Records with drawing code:
________________________

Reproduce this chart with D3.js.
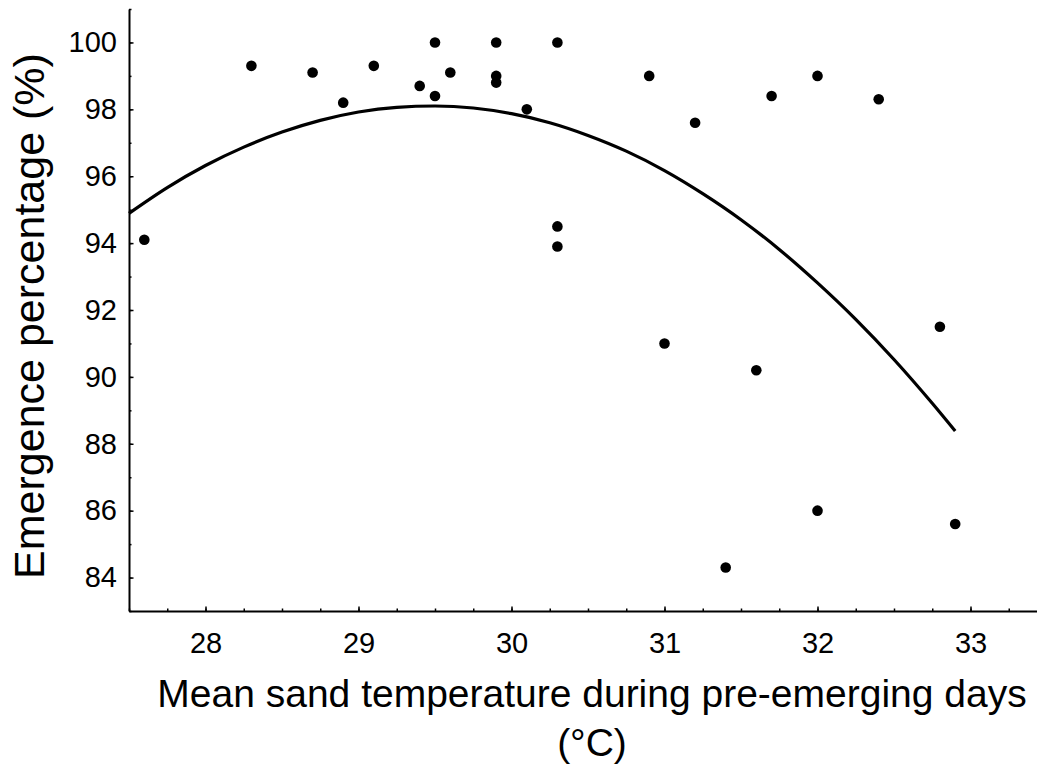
<!DOCTYPE html>
<html lang="en">
<head>
    <meta charset="UTF-8">
    <title>Emergence vs sand temperature</title>
    <script src="https://d3js.org/d3.v7.min.js"></script>
    <style>
        body {
            margin: 0;
            background: #fff;
            font-family: "Liberation Sans", Arial, sans-serif;
        }
        svg {
            display: block;
        }
        .tick text {
            font-size: 29px;
            fill: #000;
        }
        .title {
            font-size: 39px;
            fill: #000;
        }
    </style>
</head>
<body>
    <svg width="1037" height="767"></svg>

    <script>
        // Data
        const tempC = [27.6, 28.3, 28.7, 28.9, 29.1, 29.4, 29.5, 29.5, 29.6, 29.9, 29.9, 29.9,
                       30.1, 30.3, 30.3, 30.3, 30.9, 31.0, 31.2, 31.4, 31.6, 31.7, 32.0, 32.0,
                       32.4, 32.8, 32.9];
        const emergence = [94.1, 99.3, 99.1, 98.2, 99.3, 98.7, 100.0, 98.4, 99.1, 100.0, 99.0, 98.8,
                           98.0, 100.0, 94.5, 93.9, 99.0, 91.0, 97.6, 84.3, 90.2, 98.4, 99.0, 86.0,
                           98.3, 91.5, 85.6];

        // fitted curve, points
        const fitTemp = [27.5, 27.75, 28, 28.25, 28.5, 28.75, 29, 29.25, 29.5, 29.75, 30, 30.25,
                         30.5, 30.75, 31, 31.25, 31.5, 31.75, 32, 32.25, 32.5, 32.75, 32.9];
        const fitEmergence = [94.89, 95.66, 96.32, 96.87, 97.32, 97.67, 97.92, 98.06, 98.10, 98.04,
                              97.87, 97.60, 97.22, 96.75, 96.17, 95.48, 94.70, 93.81, 92.81, 91.72,
                              90.52, 89.21, 88.38];

        const xTicks = [28, 29, 30, 31, 32, 33];
        const yTicks = [84, 86, 88, 90, 92, 94, 96, 98, 100];

        const svg = d3.select("svg");

        const x = d3.scaleLinear().domain([27.5, 33.5]).range([129, 1047]);
        const y = d3.scaleLinear().domain([83, 101]).range([611, 9]);

        // minor ticks (no labels)
        svg.append("g")
            .attr("transform", "translate(0,611)")
            .call(d3.axisBottom(x).tickValues(d3.range(27.5, 33.51, 0.25)).tickSize(-2.5).tickSizeOuter(0).tickFormat(""))
            .call(g => g.select(".domain").remove())
            .call(g => g.selectAll("line").attr("stroke", "#000").attr("stroke-width", 1.5));

        svg.append("g")
            .attr("transform", "translate(129,0)")
            .call(d3.axisLeft(y).tickValues(d3.range(83, 101.1, 1)).tickSize(-2.5).tickSizeOuter(0).tickFormat(""))
            .call(g => g.select(".domain").remove())
            .call(g => g.selectAll("line").attr("stroke", "#000").attr("stroke-width", 1.5));

        // major axes
        const xAxis = svg.append("g")
            .attr("transform", "translate(0,611)")
            .call(d3.axisBottom(x).tickValues(xTicks).tickSize(-4.5).tickSizeOuter(0).tickPadding(21).tickFormat(d3.format("d")));

        const yAxis = svg.append("g")
            .attr("transform", "translate(129,0)")
            .call(d3.axisLeft(y).tickValues(yTicks).tickSize(-4.5).tickSizeOuter(0).tickPadding(12).tickFormat(d3.format("d")));

        [xAxis, yAxis].forEach(a => {
            a.attr("font-family", null).attr("font-size", null);
            a.select(".domain").attr("stroke", "#000").attr("stroke-width", 2);
            a.selectAll(".tick line").attr("stroke", "#000").attr("stroke-width", 1.5);
        });

        // fitted curve
        const line = d3.line()
            .x((d, i) => x(fitTemp[i]))
            .y(d => y(d))
            .curve(d3.curveMonotoneX);

        svg.append("path")
            .datum(fitEmergence)
            .attr("d", line)
            .attr("fill", "none")
            .attr("stroke", "#000")
            .attr("stroke-width", 3.2);

        // observations
        svg.append("g")
            .selectAll("circle")
            .data(tempC)
            .join("circle")
            .attr("cx", d => x(d))
            .attr("cy", (d, i) => y(emergence[i]))
            .attr("r", 5.3)
            .attr("fill", "#000");

        // axis titles
        svg.append("text")
            .attr("class", "title")
            .attr("text-anchor", "middle")
            .attr("x", 592)
            .attr("y", 707)
            .text("Mean sand temperature during pre-emerging days");

        svg.append("text")
            .attr("class", "title")
            .attr("text-anchor", "middle")
            .attr("x", 592)
            .attr("y", 756)
            .text("(°C)");

        svg.append("text")
            .attr("class", "title")
            .attr("text-anchor", "middle")
            .style("font-size", "43px")
            .attr("transform", "translate(44,316) rotate(-90)")
            .text("Emergence percentage (%)");
    </script>
</body>
</html>
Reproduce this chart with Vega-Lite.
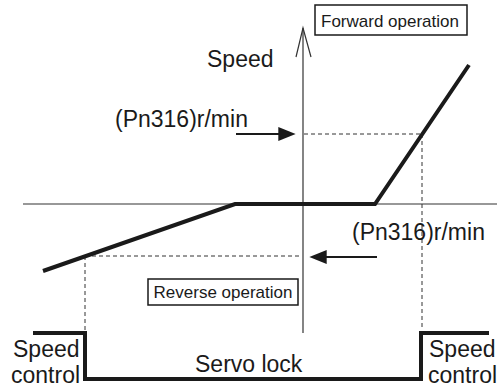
{
  "$schema": "https://vega.github.io/schema/vega-lite/v6.json",
  "width": 497,
  "height": 389,
  "autosize": {"type": "none"},
  "padding": 0,
  "background": "white",
  "config": {"view": {"stroke": null}},
  "datasets": {
    "lines": [
      {"seg": "haxis", "style": "thin", "i": 0, "x": -280, "y": 0},
      {"seg": "haxis", "style": "thin", "i": 1, "x": 194, "y": 0},
      {"seg": "vaxis", "style": "thin", "i": 0, "x": 0, "y": -129},
      {"seg": "vaxis", "style": "thin", "i": 1, "x": 0, "y": 176},
      {"seg": "head", "style": "thin", "i": 0, "x": -7, "y": 147},
      {"seg": "head", "style": "thin", "i": 1, "x": 0, "y": 176},
      {"seg": "head", "style": "thin", "i": 2, "x": 8, "y": 147},
      {"seg": "arrowF", "style": "arrow", "i": 0, "x": -67, "y": 70},
      {"seg": "arrowF", "style": "arrow", "i": 1, "x": -24, "y": 70},
      {"seg": "arrowR", "style": "arrow", "i": 0, "x": 20, "y": -53},
      {"seg": "arrowR", "style": "arrow", "i": 1, "x": 74, "y": -53},
      {"seg": "speed", "style": "thick", "i": 0, "x": -260, "y": -67},
      {"seg": "speed", "style": "thick", "i": 1, "x": -68, "y": 0},
      {"seg": "speed", "style": "thick", "i": 2, "x": 72, "y": 0},
      {"seg": "speed", "style": "thick", "i": 3, "x": 166, "y": 139},
      {"seg": "step", "style": "thick", "i": 0, "x": -270, "y": -129},
      {"seg": "step", "style": "thick", "i": 1, "x": -218, "y": -129},
      {"seg": "step", "style": "thick", "i": 2, "x": -218, "y": -175},
      {"seg": "step", "style": "thick", "i": 3, "x": 118, "y": -175},
      {"seg": "step", "style": "thick", "i": 4, "x": 118, "y": -129},
      {"seg": "step", "style": "thick", "i": 5, "x": 186, "y": -129},
      {"seg": "dF1", "style": "dash", "i": 0, "x": 1, "y": 70},
      {"seg": "dF1", "style": "dash", "i": 1, "x": 119, "y": 70},
      {"seg": "dF2", "style": "dash", "i": 0, "x": 119, "y": 70},
      {"seg": "dF2", "style": "dash", "i": 1, "x": 119, "y": -126},
      {"seg": "dR1", "style": "dash", "i": 0, "x": -218, "y": -52},
      {"seg": "dR1", "style": "dash", "i": 1, "x": -3, "y": -52},
      {"seg": "dR2", "style": "dash", "i": 0, "x": -218, "y": -52},
      {"seg": "dR2", "style": "dash", "i": 1, "x": -218, "y": -127}
    ],
    "boxes": [
      {"label": "Forward operation", "x1": 12, "x2": 164, "y1": 199, "y2": 169, "tx": 87, "ty": 177},
      {"label": "Reverse operation", "x1": -155, "x2": -5, "y1": -75, "y2": -101, "tx": -80, "ty": -94}
    ],
    "heads": [
      {"dir": "right", "x": -16, "y": 70},
      {"dir": "left", "x": 15, "y": -53}
    ],
    "labels": [
      {"label": "Speed", "x": -96, "y": 137},
      {"label": "(Pn316)r/min", "x": -188, "y": 77},
      {"label": "(Pn316)r/min", "x": 49, "y": -36},
      {"label": "Servo lock", "x": -108, "y": -168},
      {"label": "Speed", "x": -290, "y": -153},
      {"label": "control", "x": -292, "y": -179},
      {"label": "Speed", "x": 126, "y": -153},
      {"label": "control", "x": 125, "y": -179}
    ]
  },
  "encoding": {
    "x": {"type": "quantitative", "scale": {"domain": [-303, 194], "nice": false, "zero": false}, "axis": null},
    "y": {"type": "quantitative", "scale": {"domain": [-185, 204], "nice": false, "zero": false}, "axis": null}
  },
  "layer": [
    {
      "data": {"name": "lines"},
      "transform": [{"filter": "datum.style === 'thin'"}],
      "mark": {"type": "line", "stroke": "#333333", "strokeWidth": 1.2},
      "encoding": {"x": {"field": "x"}, "y": {"field": "y"}, "detail": {"field": "seg"}, "order": {"field": "i"}}
    },
    {
      "data": {"name": "lines"},
      "transform": [{"filter": "datum.style === 'dash'"}],
      "mark": {"type": "line", "stroke": "#333333", "strokeWidth": 1, "strokeDash": [4, 3]},
      "encoding": {"x": {"field": "x"}, "y": {"field": "y"}, "detail": {"field": "seg"}, "order": {"field": "i"}}
    },
    {
      "data": {"name": "lines"},
      "transform": [{"filter": "datum.style === 'arrow'"}],
      "mark": {"type": "line", "stroke": "#1a1a1a", "strokeWidth": 2},
      "encoding": {"x": {"field": "x"}, "y": {"field": "y"}, "detail": {"field": "seg"}, "order": {"field": "i"}}
    },
    {
      "data": {"name": "lines"},
      "transform": [{"filter": "datum.style === 'thick'"}],
      "mark": {"type": "line", "stroke": "#1a1a1a", "strokeWidth": 4, "strokeJoin": "miter", "strokeCap": "butt"},
      "encoding": {"x": {"field": "x"}, "y": {"field": "y"}, "detail": {"field": "seg"}, "order": {"field": "i"}}
    },
    {
      "data": {"name": "heads"},
      "transform": [{"filter": "datum.dir === 'right'"}],
      "mark": {"type": "point", "shape": "M-1,-0.8L1,0L-1,0.8Z", "size": 300, "filled": true, "fill": "#1a1a1a", "opacity": 1, "strokeWidth": 0},
      "encoding": {"x": {"field": "x"}, "y": {"field": "y"}}
    },
    {
      "data": {"name": "heads"},
      "transform": [{"filter": "datum.dir === 'left'"}],
      "mark": {"type": "point", "shape": "M1,-0.8L-1,0L1,0.8Z", "size": 300, "filled": true, "fill": "#1a1a1a", "opacity": 1, "strokeWidth": 0},
      "encoding": {"x": {"field": "x"}, "y": {"field": "y"}}
    },
    {
      "data": {"name": "boxes"},
      "mark": {"type": "rect", "fill": "white", "stroke": "#1a1a1a", "strokeWidth": 1.5},
      "encoding": {"x": {"field": "x1"}, "x2": {"field": "x2"}, "y": {"field": "y1"}, "y2": {"field": "y2"}}
    },
    {
      "data": {"name": "boxes"},
      "mark": {"type": "text", "align": "center", "baseline": "alphabetic", "font": "Liberation Sans", "fontSize": 17, "fill": "#1a1a1a"},
      "encoding": {"x": {"field": "tx"}, "y": {"field": "ty"}, "text": {"field": "label"}}
    },
    {
      "data": {"name": "labels"},
      "mark": {"type": "text", "align": "left", "baseline": "alphabetic", "font": "Liberation Sans", "fontSize": 23, "fill": "#1a1a1a"},
      "encoding": {"x": {"field": "x"}, "y": {"field": "y"}, "text": {"field": "label"}}
    }
  ]
}
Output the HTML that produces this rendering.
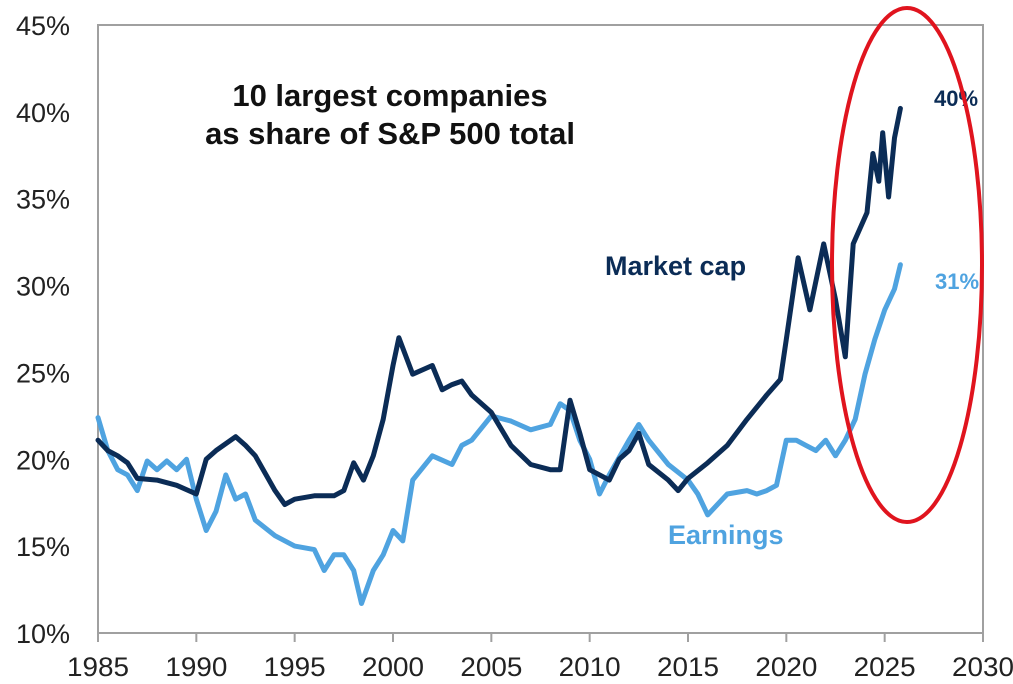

________________________

Exercise goal >> Gather all lines from the listing above in which "Reproduce" occurs.

Expected output >>
Reproduce this chart with D3.js.
Reproduce this chart with Vega-Lite.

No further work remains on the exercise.